Load streaming data from Apache Kafka
As of today, Apache Kafka is the primary data source (and sink) for Timeplus. You can also create external streams to analyze data in Confluent/Kafka/Redpanda without moving data.
Apache Kafka Source
- From the left side navigation menu, click Data Ingestion, then click the Add Data button in the top right corner.
- In this pop-up, you’ll see the sources you can connect and other methods to add your data. Click Apache Kafka.
- Enter the broker URL. You can also enable TLS or authentication, if needed.
- Enter the name of the Kafka topic, and specify the ‘read as’ data format.

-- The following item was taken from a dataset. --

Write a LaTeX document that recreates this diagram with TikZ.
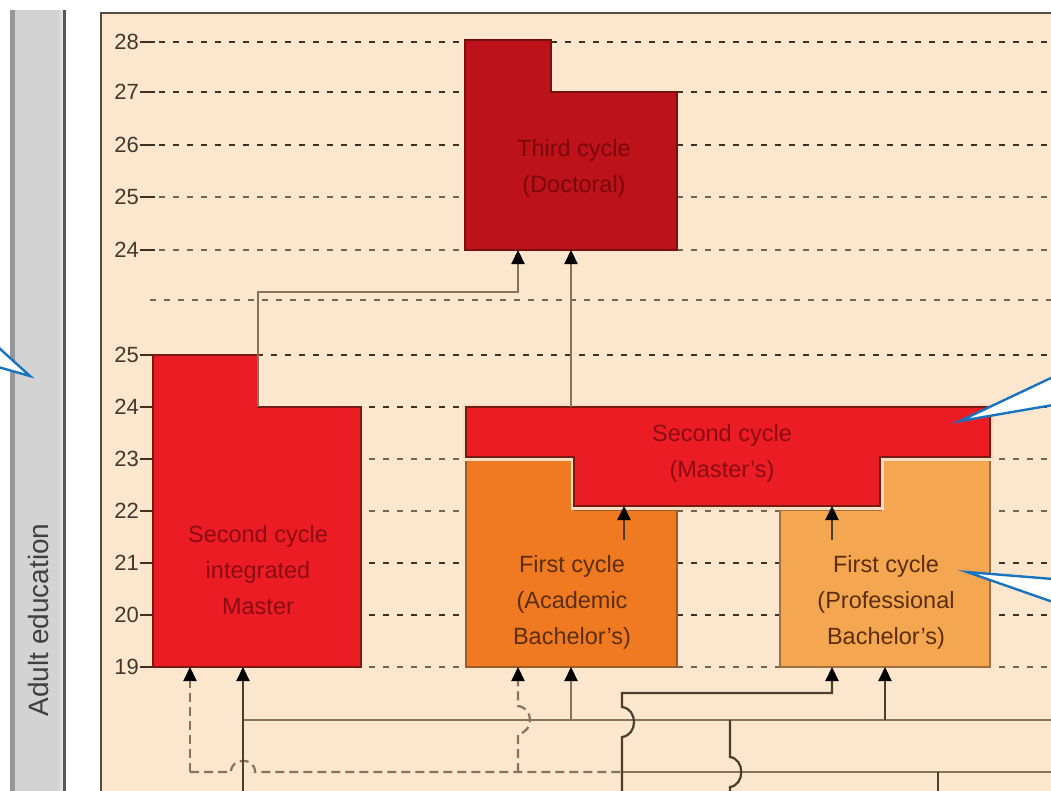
\documentclass[tikz,border=0pt]{standalone}
\usepackage{fontspec}
\setmainfont{Liberation Sans}
\usetikzlibrary{arrows.meta}
\definecolor{panel}{RGB}{252,231,206}
\definecolor{panelborder}{RGB}{85,75,65}
\definecolor{barfill}{RGB}{211,211,211}
\definecolor{bardark}{RGB}{150,150,150}
\definecolor{gridc}{RGB}{62,48,36}
\definecolor{gridl}{RGB}{115,100,85}
\definecolor{labelc}{RGB}{66,56,46}
\definecolor{thirdfill}{RGB}{190,18,26}
\definecolor{thirdborder}{RGB}{120,16,18}
\definecolor{thirdtext}{RGB}{122,8,12}
\definecolor{redfill}{RGB}{236,28,36}
\definecolor{redborder}{RGB}{118,26,18}
\definecolor{redtext}{RGB}{140,12,20}
\definecolor{acfill}{RGB}{240,122,34}
\definecolor{acborder}{RGB}{155,92,42}
\definecolor{prfill}{RGB}{244,166,80}
\definecolor{prborder}{RGB}{160,112,62}
\definecolor{orangetext}{RGB}{92,46,14}
\definecolor{halo}{RGB}{245,222,196}
\definecolor{conn}{RGB}{135,115,92}
\definecolor{conndark}{RGB}{78,60,44}
\definecolor{calloutblue}{RGB}{24,116,192}
\tikzset{
  gridline/.style={draw=gridc, line width=2pt, dash pattern=on 6pt off 8pt},
  gridlight/.style={draw=gridl, line width=2pt, dash pattern=on 6pt off 8pt},
  tickline/.style={draw=gridc, line width=2pt},
  axislabel/.style={anchor=east, text=labelc, font=\fontsize{22}{22}\selectfont, inner sep=0pt},
  boxtext/.style={align=center, font=\fontsize{23.5}{36}\selectfont, inner sep=0pt},
  connline/.style={draw=conn, line width=2.2pt},
  conndk/.style={draw=conndark, line width=2.2pt},
  conndash/.style={draw=conn, line width=2.2pt, dash pattern=on 9pt off 5pt},
  arr/.style={-{Triangle[width=13pt,length=14pt,color=black]}},
  calloutline/.style={draw=calloutblue, line width=2.4pt, line join=miter}
}
\begin{document}
\begin{tikzpicture}[x=1pt,y=-1pt]
\useasboundingbox (0,0) rectangle (1051,790);
\clip (0,0) rectangle (1051,790);
\fill[white] (0,0) rectangle (1051,790);

% left bar
\fill[barfill] (10,10) rectangle (64,795);
\fill[bardark] (10,10) rectangle (15,795);
\fill[black!12] (60,10) rectangle (63,795);
\fill[black!65] (63,10) rectangle (66,795);
\node[rotate=90, text=black!75, font=\fontsize{28}{28}\selectfont, inner sep=0pt] (adult) at (38,620) {Adult education};

% panel
\fill[panel] (100,12) rectangle (1060,800);
\draw[panelborder, line width=2.5pt] (101,800) -- (101,13) -- (1060,13);

% grid rows
\foreach \y/\lab/\st in {42/28/gridline, 92/27/gridline, 145/26/gridline, 197/25/gridlight, 250/24/gridlight, 355/25/gridline, 407/24/gridline, 459/23/gridlight, 511/22/gridlight, 563/21/gridline, 615/20/gridline, 667/19/gridlight}{
  \node[axislabel] (lab\y) at (139,\y) {\lab};
  \draw[tickline] (lab\y.east) ++(1,0) -- ++(15,0) coordinate (t\y);
  \draw[\st] (t\y) ++(4,0) -- (1051,\y);
}
\coordinate (g300a) at (150,300);
\coordinate (g300b) at (1051,300);
\draw[gridlight] (g300a) -- (g300b);

% Third cycle
\filldraw[fill=thirdfill, draw=thirdborder, line width=2.5pt, line join=miter]
  (465,40) -- (551,40) -- (551,92) -- (677,92) -- (677,250) -- (465,250) -- cycle;
\node[boxtext, text=thirdtext] (third) at (574,168) {Third cycle\\(Doctoral)};

% Second cycle integrated Master
\filldraw[fill=redfill, draw=redborder, line width=2.5pt, line join=miter]
  (153,355) -- (258,355) -- (258,407) -- (361,407) -- (361,667) -- (153,667) -- cycle;
\node[boxtext, text=redtext] (integ) at (258,570) {Second cycle\\integrated\\Master};

% First cycle academic
\filldraw[fill=acfill, draw=acborder, line width=2.5pt, line join=miter]
  (466,459) -- (575,459) -- (575,510) -- (677,510) -- (677,667) -- (466,667) -- cycle;
\node[boxtext, text=orangetext] (acad) at (572,602) {First cycle\\(Academic\\Bachelor's)};

% First cycle professional
\filldraw[fill=prfill, draw=prborder, line width=2.5pt, line join=miter]
  (780,510) -- (881,510) -- (881,459) -- (990,459) -- (990,667) -- (780,667) -- cycle;
\node[boxtext, text=orangetext] (prof) at (886,602) {First cycle\\(Professional\\Bachelor's)};

% Second cycle Master's
\filldraw[fill=redfill, draw=redborder, line width=2.5pt, line join=miter,
  preaction={draw=halo, line width=7pt}]
  (466,407) -- (990,407) -- (990,457) -- (880,457) -- (880,506) -- (574,506) -- (574,457) -- (466,457) -- cycle;
\node[boxtext, text=redtext] (masters) at (722,453) {Second cycle\\(Master's)};

% connector coordinates
\coordinate (imtop) at (258,407);
\coordinate (j1) at (518,292);
\coordinate (tcin1) at (518,250);
\coordinate (mstop) at (571,407);
\coordinate (tcin2) at (571,250);
\coordinate (acout) at (624,540);
\coordinate (msin1) at (624,506);
\coordinate (prout) at (832,540);
\coordinate (msin2) at (832,506);
\coordinate (imin1) at (190,667);
\coordinate (imin2) at (243,667);
\coordinate (acin1) at (518,667);
\coordinate (acin2) at (571,667);
\coordinate (prin1) at (832,667);
\coordinate (prin2) at (885,667);
\coordinate (d190) at (190,772);
\coordinate (s243) at (243,795);
\coordinate (h720l) at (243,720);
\coordinate (h720r) at (1051,720);
\coordinate (d622) at (622,772);
\coordinate (s622) at (622,795);
\coordinate (h693) at (622,693);
\coordinate (h772r) at (1051,772);
\coordinate (d518) at (518,772);
\coordinate (v730t) at (730,720);
\coordinate (v730b) at (730,795);
\coordinate (v938t) at (938,772);
\coordinate (v938b) at (938,795);

% connectors to Third cycle
\draw[connline, arr] (imtop) -- (imtop |- j1) -- (j1) -- (tcin1);
\draw[connline, arr] (mstop) -- (tcin2);
% connectors to Master's
\draw[conndk, arr] (acout) -- (msin1);
\draw[conndk, arr] (prout) -- (msin2);

% bottom network
\draw[connline] (h720l) -- (h720r);
\draw[connline] (d622) -- (h772r);
\draw[conndash] (d190) -- (231,772) .. controls (231,757) and (255,757) .. (255,772) -- (d622);
\draw[conndash, arr] (d190) -- (imin1);
\draw[conndk, arr] (s243) -- (imin2);
\draw[conndash, arr] (d518) -- (518,734) .. controls (534,732) and (534,708) .. (518,706) -- (acin1);
\draw[connline, arr] (acin2 |- h720l) -- (acin2);
\draw[conndk, arr] (s622) -- (622,737) .. controls (638,735) and (638,709) .. (622,707) -- (h693) -- (prin1 |- h693) -- (prin1);
\draw[conndk, arr] (prin2 |- h720l) -- (prin2);
\draw[conndk] (v730t) -- (730,757) .. controls (745,759) and (745,785) .. (730,787) -- (v730b);
\draw[conndk] (v938t) -- (v938b);

% callouts
\coordinate (cl1) at (30,376);
\fill[white] (-2,348) -- (cl1) -- (-2,367) -- cycle;
\draw[calloutline] (-2,347) -- (cl1) -- (-2,367);
\coordinate (cr1) at (960,421);
\fill[white] (1053,378) -- (cr1) -- (1053,405) -- cycle;
\draw[calloutline] (1053,377) -- (cr1) -- (1053,405);
\coordinate (cr2) at (967,572);
\fill[white] (1053,579) -- (cr2) -- (1053,602) -- cycle;
\draw[calloutline] (1053,579) -- (cr2) -- (1053,602);
\end{tikzpicture}
\end{document}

We currently support JSON, AVRO and Text formats.
- If the data in the Kafka topic is in JSON format, but the schema may change over time, we recommend you choose Text. This way, the entire JSON document will be saved as a string, and you can apply JSON related functions to extract value, even if the schema changes.
- If you choose AVRO, there is an option for 'Auto Extraction'. By default, this is toggled off, meaning the entire message will be saved as a string. If you toggle it on, then the top level attribute in the AVRO message will be put into different columns. This would be more convenient for you to query, but won't support schema evolution. When AVRO is selected, you also need to specify the address, API key, and secret key for the schema registry.
- In the next “Preview” step, we will show you at least one event from your specified Apache Kafka source.
- By default, your new source will create a new stream in Timeplus. Give this new stream a name and verify the columns information (column name and data type). You can also set a column as the event time column. If you don’t, we will use the ingestion time as the event time. Alternatively, you can select an existing stream from the dropdown.
- After previewing your data, you can give the source a name and an optional description, and review the configuration. Once you click Finish, your streaming data will be available in the specified stream immediately.
Custom Kafka Deployment
Similar steps as above. Please make sure Timeplus can reach out to your Kafka broker(s). You can use tools like ngrok to securely expose your local Kafka broker(s) to the internet, so that Timeplus Cloud can connect to it. Check out this blog for more details.
If you maintain an IP whitelist, you'll need to whitelist our static IP:
22.214.171.124 for us.timeplus.cloud
Notes for Kafka source
- Currently we support JSON and AVRO formats for the messages in Kafka topics
- The topic level JSON attributes will be converted to stream columns. For nested attributes, the element will be saved as a
Stringcolumn and later you can query them with one of the JSON functions.
- Values in number or boolean types in the JSON message will be converted to corresponding types in the stream.
- Datetime or timestamp will be saved as a String column. You can convert them back to DateTime via to_time function.